Requirement – Reproduce the material below line by line, beginning with its first line and ending with the line that contains "13.05,12.98,12.48,12.42,12.48];"; leave out pictures.
* Begin *
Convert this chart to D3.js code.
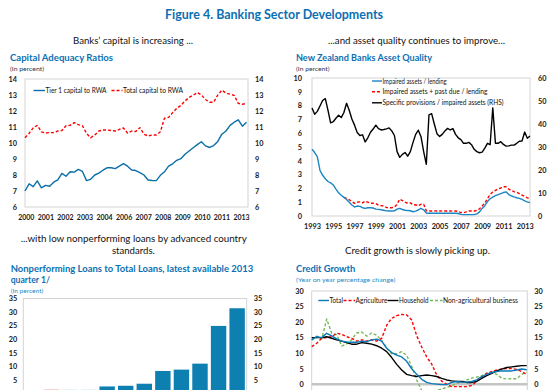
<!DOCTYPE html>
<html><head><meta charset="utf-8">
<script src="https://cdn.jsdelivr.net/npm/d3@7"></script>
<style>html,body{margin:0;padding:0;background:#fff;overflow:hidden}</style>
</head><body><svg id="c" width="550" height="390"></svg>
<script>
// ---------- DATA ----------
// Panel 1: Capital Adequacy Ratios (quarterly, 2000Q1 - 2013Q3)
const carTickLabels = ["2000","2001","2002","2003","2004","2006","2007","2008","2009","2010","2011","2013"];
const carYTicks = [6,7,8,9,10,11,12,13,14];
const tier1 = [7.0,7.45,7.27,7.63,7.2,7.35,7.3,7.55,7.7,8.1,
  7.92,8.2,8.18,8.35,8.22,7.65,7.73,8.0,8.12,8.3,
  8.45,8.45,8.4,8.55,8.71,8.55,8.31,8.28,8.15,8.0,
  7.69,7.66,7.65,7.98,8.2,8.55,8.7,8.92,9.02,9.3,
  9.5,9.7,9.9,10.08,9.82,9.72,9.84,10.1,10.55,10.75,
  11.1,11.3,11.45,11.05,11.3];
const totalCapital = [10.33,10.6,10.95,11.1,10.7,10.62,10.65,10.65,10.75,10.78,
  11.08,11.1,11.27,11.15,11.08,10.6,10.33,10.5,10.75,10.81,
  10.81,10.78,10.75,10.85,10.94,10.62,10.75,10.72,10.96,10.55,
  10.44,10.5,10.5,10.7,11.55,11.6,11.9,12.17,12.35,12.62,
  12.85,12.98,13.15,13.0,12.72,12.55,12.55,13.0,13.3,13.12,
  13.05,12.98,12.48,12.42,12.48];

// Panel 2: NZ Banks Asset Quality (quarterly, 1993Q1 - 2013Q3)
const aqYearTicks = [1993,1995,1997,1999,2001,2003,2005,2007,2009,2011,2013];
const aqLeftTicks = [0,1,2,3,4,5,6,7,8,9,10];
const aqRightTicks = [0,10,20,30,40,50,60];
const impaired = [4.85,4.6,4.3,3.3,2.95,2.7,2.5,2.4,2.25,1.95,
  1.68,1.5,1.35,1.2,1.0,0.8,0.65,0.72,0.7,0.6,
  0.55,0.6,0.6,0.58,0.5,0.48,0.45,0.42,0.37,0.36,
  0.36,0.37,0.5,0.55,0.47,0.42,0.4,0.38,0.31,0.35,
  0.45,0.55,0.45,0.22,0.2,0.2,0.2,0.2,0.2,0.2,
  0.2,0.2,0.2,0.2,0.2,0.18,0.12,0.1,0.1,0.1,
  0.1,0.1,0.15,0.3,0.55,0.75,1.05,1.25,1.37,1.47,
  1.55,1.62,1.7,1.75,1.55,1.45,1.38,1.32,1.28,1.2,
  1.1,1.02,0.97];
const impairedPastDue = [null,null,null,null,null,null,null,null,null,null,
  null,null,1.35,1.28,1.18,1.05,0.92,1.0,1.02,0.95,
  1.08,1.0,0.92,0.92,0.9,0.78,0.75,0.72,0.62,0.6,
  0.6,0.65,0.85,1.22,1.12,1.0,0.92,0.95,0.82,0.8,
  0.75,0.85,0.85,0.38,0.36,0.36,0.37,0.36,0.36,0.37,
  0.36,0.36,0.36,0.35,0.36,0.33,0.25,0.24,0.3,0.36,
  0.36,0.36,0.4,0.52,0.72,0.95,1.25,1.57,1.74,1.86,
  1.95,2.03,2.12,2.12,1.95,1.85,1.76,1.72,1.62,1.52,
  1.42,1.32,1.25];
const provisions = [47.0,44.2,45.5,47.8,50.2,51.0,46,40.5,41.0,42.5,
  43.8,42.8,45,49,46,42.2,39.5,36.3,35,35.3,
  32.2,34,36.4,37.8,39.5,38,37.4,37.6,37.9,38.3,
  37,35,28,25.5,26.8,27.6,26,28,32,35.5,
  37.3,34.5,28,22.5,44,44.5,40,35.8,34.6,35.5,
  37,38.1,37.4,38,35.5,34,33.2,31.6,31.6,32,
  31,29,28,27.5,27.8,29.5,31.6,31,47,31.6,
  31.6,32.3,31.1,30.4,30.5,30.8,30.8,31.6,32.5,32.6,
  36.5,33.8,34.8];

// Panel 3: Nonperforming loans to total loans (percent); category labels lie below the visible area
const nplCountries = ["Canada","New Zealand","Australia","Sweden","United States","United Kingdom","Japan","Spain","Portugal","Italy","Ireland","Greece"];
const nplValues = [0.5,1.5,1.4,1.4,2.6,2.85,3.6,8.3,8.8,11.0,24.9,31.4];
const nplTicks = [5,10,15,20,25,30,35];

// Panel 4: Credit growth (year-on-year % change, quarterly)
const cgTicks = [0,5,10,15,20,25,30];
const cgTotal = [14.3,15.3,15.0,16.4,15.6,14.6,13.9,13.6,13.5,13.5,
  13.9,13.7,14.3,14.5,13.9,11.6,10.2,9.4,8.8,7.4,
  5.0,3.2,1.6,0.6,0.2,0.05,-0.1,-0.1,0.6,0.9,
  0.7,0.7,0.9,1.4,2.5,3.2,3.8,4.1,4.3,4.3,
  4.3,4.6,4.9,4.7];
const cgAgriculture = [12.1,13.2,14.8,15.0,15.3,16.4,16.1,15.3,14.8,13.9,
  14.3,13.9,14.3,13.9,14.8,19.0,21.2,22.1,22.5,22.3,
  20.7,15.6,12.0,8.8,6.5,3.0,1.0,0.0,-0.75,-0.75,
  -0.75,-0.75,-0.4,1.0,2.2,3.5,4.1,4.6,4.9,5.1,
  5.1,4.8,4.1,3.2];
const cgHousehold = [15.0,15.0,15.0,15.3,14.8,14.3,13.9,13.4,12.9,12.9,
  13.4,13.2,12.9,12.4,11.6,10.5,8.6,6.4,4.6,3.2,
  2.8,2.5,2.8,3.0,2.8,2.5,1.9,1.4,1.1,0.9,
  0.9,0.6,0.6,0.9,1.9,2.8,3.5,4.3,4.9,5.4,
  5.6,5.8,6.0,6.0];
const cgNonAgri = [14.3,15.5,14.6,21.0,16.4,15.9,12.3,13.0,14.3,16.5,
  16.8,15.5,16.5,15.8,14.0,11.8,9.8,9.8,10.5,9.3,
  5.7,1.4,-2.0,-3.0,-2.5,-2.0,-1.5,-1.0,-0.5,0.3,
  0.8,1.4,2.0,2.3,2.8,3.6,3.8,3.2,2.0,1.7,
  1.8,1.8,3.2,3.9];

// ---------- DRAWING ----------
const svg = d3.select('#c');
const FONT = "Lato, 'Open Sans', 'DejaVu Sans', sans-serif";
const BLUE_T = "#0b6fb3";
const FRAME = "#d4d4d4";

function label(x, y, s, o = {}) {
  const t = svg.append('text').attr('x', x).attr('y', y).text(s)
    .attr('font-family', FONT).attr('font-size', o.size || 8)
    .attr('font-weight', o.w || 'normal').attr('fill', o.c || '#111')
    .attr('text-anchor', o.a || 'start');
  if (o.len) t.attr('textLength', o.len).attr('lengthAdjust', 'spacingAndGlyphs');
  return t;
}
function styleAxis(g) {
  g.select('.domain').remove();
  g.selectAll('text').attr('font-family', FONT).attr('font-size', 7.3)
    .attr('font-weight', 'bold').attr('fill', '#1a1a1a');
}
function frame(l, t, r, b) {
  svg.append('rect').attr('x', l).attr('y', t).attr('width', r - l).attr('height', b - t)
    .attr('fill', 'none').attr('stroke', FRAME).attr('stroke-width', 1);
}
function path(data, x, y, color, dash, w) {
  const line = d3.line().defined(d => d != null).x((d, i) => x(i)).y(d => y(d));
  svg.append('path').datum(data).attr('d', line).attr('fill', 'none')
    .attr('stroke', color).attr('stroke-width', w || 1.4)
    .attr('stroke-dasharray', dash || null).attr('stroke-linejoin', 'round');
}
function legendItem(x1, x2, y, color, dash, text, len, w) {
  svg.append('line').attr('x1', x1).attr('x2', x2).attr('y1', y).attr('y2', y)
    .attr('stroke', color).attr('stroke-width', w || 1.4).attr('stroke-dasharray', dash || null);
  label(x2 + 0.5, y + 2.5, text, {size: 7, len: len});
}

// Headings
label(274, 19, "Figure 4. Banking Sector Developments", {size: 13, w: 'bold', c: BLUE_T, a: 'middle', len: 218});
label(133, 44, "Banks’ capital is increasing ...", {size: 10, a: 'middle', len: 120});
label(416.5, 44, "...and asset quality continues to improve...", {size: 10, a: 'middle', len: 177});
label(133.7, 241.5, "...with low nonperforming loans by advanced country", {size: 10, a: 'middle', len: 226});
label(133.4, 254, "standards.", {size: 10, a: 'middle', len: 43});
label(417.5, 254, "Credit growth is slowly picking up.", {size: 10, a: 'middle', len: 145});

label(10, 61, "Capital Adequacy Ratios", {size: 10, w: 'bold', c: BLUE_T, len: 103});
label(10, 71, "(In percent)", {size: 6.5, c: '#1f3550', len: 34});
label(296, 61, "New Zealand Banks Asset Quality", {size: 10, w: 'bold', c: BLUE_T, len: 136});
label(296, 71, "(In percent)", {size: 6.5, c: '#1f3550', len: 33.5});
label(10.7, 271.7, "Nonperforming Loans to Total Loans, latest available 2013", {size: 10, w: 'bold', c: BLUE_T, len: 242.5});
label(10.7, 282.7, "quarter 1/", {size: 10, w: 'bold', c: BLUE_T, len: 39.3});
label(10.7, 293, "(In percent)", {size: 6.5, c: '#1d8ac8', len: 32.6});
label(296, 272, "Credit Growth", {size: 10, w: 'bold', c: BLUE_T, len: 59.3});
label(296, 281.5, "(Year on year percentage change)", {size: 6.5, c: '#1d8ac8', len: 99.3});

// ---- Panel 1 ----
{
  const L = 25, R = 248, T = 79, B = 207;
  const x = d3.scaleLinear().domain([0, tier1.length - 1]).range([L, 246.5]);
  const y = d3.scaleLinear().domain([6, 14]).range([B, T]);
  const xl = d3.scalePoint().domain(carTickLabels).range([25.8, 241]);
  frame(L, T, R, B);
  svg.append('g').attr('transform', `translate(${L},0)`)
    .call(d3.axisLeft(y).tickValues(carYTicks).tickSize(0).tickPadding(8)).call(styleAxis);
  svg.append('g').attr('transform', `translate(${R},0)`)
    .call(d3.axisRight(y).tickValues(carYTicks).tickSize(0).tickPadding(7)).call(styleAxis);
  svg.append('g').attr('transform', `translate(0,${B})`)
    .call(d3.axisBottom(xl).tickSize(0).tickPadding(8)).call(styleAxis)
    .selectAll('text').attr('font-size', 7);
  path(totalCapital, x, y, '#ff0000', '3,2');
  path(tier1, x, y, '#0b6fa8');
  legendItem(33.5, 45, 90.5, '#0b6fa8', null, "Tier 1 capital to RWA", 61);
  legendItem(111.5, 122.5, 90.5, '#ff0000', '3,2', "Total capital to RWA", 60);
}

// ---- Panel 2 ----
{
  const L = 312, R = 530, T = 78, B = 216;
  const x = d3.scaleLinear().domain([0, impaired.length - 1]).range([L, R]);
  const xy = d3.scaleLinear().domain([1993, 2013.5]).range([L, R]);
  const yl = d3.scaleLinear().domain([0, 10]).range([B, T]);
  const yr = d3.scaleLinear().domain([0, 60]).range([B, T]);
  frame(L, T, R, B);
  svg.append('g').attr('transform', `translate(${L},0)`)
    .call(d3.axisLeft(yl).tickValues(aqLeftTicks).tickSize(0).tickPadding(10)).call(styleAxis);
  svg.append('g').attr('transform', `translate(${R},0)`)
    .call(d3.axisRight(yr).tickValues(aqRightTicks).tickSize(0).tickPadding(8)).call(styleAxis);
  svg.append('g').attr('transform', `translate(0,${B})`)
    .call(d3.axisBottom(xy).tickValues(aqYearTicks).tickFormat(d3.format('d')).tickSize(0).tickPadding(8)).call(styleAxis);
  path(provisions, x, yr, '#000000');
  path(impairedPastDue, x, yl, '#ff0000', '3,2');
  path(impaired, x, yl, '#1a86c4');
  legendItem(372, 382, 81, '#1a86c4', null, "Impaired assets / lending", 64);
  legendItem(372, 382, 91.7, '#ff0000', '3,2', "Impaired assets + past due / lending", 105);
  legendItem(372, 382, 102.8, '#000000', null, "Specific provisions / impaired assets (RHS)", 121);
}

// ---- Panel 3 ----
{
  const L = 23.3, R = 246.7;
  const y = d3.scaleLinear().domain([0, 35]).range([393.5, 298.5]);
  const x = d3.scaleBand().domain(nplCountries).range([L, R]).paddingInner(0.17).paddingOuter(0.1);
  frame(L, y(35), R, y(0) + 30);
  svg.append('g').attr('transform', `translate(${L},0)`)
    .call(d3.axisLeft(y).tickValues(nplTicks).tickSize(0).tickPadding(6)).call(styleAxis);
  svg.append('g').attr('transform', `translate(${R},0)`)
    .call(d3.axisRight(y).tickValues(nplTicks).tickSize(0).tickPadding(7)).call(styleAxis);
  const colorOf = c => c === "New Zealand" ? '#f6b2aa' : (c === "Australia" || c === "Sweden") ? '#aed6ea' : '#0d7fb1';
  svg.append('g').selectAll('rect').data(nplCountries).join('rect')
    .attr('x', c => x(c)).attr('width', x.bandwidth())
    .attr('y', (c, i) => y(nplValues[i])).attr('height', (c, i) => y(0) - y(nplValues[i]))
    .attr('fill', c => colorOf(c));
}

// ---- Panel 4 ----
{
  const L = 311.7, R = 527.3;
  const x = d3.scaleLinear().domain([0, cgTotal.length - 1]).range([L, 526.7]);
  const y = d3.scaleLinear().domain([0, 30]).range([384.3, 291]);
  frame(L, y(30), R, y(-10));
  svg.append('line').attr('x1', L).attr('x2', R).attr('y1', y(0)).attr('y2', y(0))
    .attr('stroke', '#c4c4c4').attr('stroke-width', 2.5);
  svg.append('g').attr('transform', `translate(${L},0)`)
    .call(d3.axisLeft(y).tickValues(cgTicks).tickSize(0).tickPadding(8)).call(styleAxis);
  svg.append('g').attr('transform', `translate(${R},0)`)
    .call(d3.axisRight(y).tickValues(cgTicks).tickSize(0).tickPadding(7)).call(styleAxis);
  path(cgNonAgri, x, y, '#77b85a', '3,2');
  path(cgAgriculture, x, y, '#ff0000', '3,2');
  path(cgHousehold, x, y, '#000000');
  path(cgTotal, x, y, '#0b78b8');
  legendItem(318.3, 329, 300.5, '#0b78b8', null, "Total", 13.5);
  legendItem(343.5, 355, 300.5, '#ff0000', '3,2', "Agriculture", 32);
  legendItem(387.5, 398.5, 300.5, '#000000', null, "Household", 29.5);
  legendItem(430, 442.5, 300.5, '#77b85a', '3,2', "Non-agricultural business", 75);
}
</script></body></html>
* End *
Result of this task –
Convert this chart to D3.js code.
<!DOCTYPE html>
<html><head><meta charset="utf-8">
<script src="https://cdn.jsdelivr.net/npm/d3@7"></script>
<style>html,body{margin:0;padding:0;background:#fff;overflow:hidden}</style>
</head><body><svg id="c" width="550" height="390"></svg>
<script>
// ---------- DATA ----------
// Panel 1: Capital Adequacy Ratios (quarterly, 2000Q1 - 2013Q3)
const carTickLabels = ["2000","2001","2002","2003","2004","2006","2007","2008","2009","2010","2011","2013"];
const carYTicks = [6,7,8,9,10,11,12,13,14];
const tier1 = [7.0,7.45,7.27,7.63,7.2,7.35,7.3,7.55,7.7,8.1,
  7.92,8.2,8.18,8.35,8.22,7.65,7.73,8.0,8.12,8.3,
  8.45,8.45,8.4,8.55,8.71,8.55,8.31,8.28,8.15,8.0,
  7.69,7.66,7.65,7.98,8.2,8.55,8.7,8.92,9.02,9.3,
  9.5,9.7,9.9,10.08,9.82,9.72,9.84,10.1,10.55,10.75,
  11.1,11.3,11.45,11.05,11.3];
const totalCapital = [10.33,10.6,10.95,11.1,10.7,10.62,10.65,10.65,10.75,10.78,
  11.08,11.1,11.27,11.15,11.08,10.6,10.33,10.5,10.75,10.81,
  10.81,10.78,10.75,10.85,10.94,10.62,10.75,10.72,10.96,10.55,
  10.44,10.5,10.5,10.7,11.55,11.6,11.9,12.17,12.35,12.62,
  12.85,12.98,13.15,13.0,12.72,12.55,12.55,13.0,13.3,13.12,
  13.05,12.98,12.48,12.42,12.48];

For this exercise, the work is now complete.